Bila diklasifikasikan secara sederhana, dari enam cara beragama itu ternyata hanya satu cara yang lebih berkonotasi “ilmu” atau “teori”, yakni way of reasoned inquiry. Sementara lima lainnya lebih menunjukkan “amal” atau perbuatan kongkrit. Artinya, menurut versi kerangka Cannon ini maka “agama” atau tepatnya “beragama” lebih merupakan “amal” dibanding “ilmu” semata. Dengan kata lain, seorang yang beragama bukanlah seorang “teoretisi” ilmu agama, tetapi adalah seorang “praktisi” ajaran agama.

Perpsektif di atas akan lebih menarik jika ditarik ke dunia pendidikan khususnya pendidikan keagamaan.

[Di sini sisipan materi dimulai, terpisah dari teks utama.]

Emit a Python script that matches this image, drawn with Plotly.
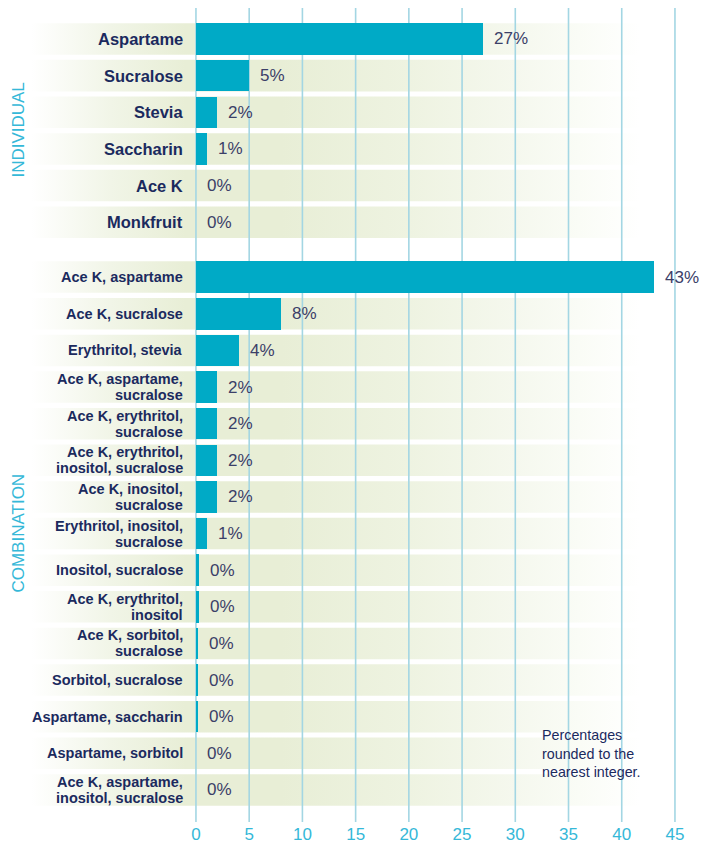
import plotly.graph_objects as go

# ---------------- data ----------------
individual_labels = ["Aspartame", "Sucralose", "Stevia", "Saccharin", "Ace K", "Monkfruit"]
individual_values = [27, 5, 2, 1, 0, 0]

combination_labels = [
    "Ace K, aspartame",
    "Ace K, sucralose",
    "Erythritol, stevia",
    "Ace K, aspartame,<br>sucralose",
    "Ace K, erythritol,<br>sucralose",
    "Ace K, erythritol,<br>inositol, sucralose",
    "Ace K, inositol,<br>sucralose",
    "Erythritol, inositol,<br>sucralose",
    "Inositol, sucralose",
    "Ace K, erythritol,<br>inositol",
    "Ace K, sorbitol,<br>sucralose",
    "Sorbitol, sucralose",
    "Aspartame, saccharin",
    "Aspartame, sorbitol",
    "Ace K, aspartame,<br>inositol, sucralose",
]
combination_values = [43, 8, 4, 2, 2, 2, 2, 1, 0.3, 0.3, 0.2, 0.2, 0.2, 0, 0]

group_names = ["INDIVIDUAL", "COMBINATION"]
x_ticks = [0, 5, 10, 15, 20, 25, 30, 35, 40, 45]
note_text = "Percentages<br>rounded to the<br>nearest integer."

# ---------------- styling ----------------
W, H = 712, 844
FONT = "Liberation Sans"
BAR = "#00aac6"
NAVY = "#1b2a5e"
VAL = "#3b4068"
CYAN = "#35b8d8"
GRID = "#a3d6e3"
GREEN = "#e8eed6"

GROUP_GAP = 0.5
BAR_W = 0.86
X_RANGE = [-18.41, 48.48]
Y_RANGE = [21.374, -0.846]
BAND_X = [-15.5, 41.7]

# positions (rows)
groups = [
    (group_names[0], individual_labels, individual_values, 16.5),
    (group_names[1], combination_labels, combination_values, 14.5),
]
rows = []  # (pos, label, value, fontsize)
group_centers = []
pos = 0.0
for gi, (gname, labs, vals, fs) in enumerate(groups):
    start = pos
    for lab, v in zip(labs, vals):
        rows.append((pos, lab, v, fs))
        pos += 1
    group_centers.append((gname, (start + pos - 1) / 2))
    pos += GROUP_GAP

fig = go.Figure()

# background bands with horizontal gradient
x0, x1 = BAND_X
def frac(x):
    return (x - x0) / (x1 - x0)
band_scale = [
    [0.0, "rgba(255,255,255,1)"],
    [frac(-8), "#f1f5e7"],
    [frac(-1), GREEN],
    [frac(8), GREEN],
    [frac(20), "#eef3e1"],
    [frac(30), "#f5f8ee"],
    [frac(36), "#fafcf6"],
    [1.0, "rgba(255,255,255,1)"],
]
for p, lab, v, fs in rows:
    y0, y1 = p - BAR_W / 2, p + BAR_W / 2
    fig.add_trace(go.Scatter(
        x=[x0, x1, x1, x0, x0], y=[y0, y0, y1, y1, y0],
        mode="lines", line=dict(width=0), fill="toself",
        fillgradient=dict(type="horizontal", colorscale=band_scale, start=x0, stop=x1),
        hoverinfo="skip", showlegend=False, xaxis="x", yaxis="y",
    ))

# gridlines (above bands, below bars)
for t in x_ticks:
    fig.add_trace(go.Scatter(
        x=[t, t], y=[Y_RANGE[1], Y_RANGE[0]], mode="lines",
        line=dict(color=GRID, width=1.6), hoverinfo="skip", showlegend=False,
        xaxis="x", yaxis="y",
    ))

# bars on overlay axes so they sit above bands/gridlines
fig.add_trace(go.Bar(
    x=[r[2] for r in rows], y=[r[0] for r in rows], orientation="h",
    width=BAR_W, marker=dict(color=BAR, line=dict(width=0)),
    xaxis="x2", yaxis="y2", showlegend=False, hoverinfo="skip",
))

annotations = []
# category labels
for p, lab, v, fs in rows:
    lines = lab.split("<br>")
    n = len(lines)
    for i, ln in enumerate(lines):
        shift = ((n - 1) / 2 - i) * 16
        annotations.append(dict(
            x=185 / W, xref="paper", xanchor="right",
            y=p, yref="y", yanchor="middle", yshift=shift,
            text=f"<b>{ln}</b>", showarrow=False,
            font=dict(family=FONT, size=fs, color=NAVY),
        ))
    # value labels
    annotations.append(dict(
        x=v, xref="x", xanchor="left", xshift=9,
        y=p, yref="y", yanchor="middle",
        text=f"{round(v)}%", showarrow=False,
        font=dict(family=FONT, size=17, color=VAL),
    ))

# group labels
for gname, c in group_centers:
    annotations.append(dict(
        x=19 / W, xref="paper", xanchor="center",
        y=c, yref="y", yanchor="middle",
        text=gname, textangle=-90, showarrow=False,
        font=dict(family=FONT, size=17, color=CYAN),
    ))

# note
annotations.append(dict(
    x=540 / W, xref="paper", xanchor="left",
    y=0.084, yref="paper", yanchor="middle",
    text=note_text, showarrow=False, align="left",
    font=dict(family=FONT, size=14.3, color=NAVY),
))

axis_common = dict(showgrid=False, zeroline=False, showline=False)
fig.update_layout(
    width=W, height=H,
    margin=dict(l=0, r=0, t=8, b=22),
    paper_bgcolor="white", plot_bgcolor="rgba(0,0,0,0)",
    xaxis=dict(range=X_RANGE, tickvals=x_ticks, ticks="",
               tickfont=dict(family=FONT, size=17, color=CYAN),
               automargin=False, **axis_common),
    yaxis=dict(range=Y_RANGE, showticklabels=False, automargin=False, **axis_common),
    xaxis2=dict(range=X_RANGE, overlaying="x", showticklabels=False, **axis_common),
    yaxis2=dict(range=Y_RANGE, overlaying="y", showticklabels=False, **axis_common),
    annotations=annotations,
    bargap=0,
)

fig.write_html("out.html")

Pertanyaan mendasarnya adalah, insan-insan beragama seperti apakah yang ingin dikonstruk oleh lembaga pendidikan agama? Barangkali tidak perlu dianalisis panjang lebar dan beradu argumen untuk menjawabnya. Jika saja pada peserta didik  misalnya diajarkan keutamaan sholat di awal waktu, atau berkali lipatnya pahala sholat berjamaah, tetapi kemudian proses belajar mengajar berlanjut terus ketika dan setelah azan berkumandang, maka fakta itu barangkali sudah menjadi indikator kuat bahwa lembaga pendidikan tersebut hanya ingin mencetak “manusia-manusia yang mengetahui ilmu agama”, bukan “insan-insan yang mengamalkan ajaran agama”. Mudah-mudahan faktanya tidak demikian. Wallahu a’lam.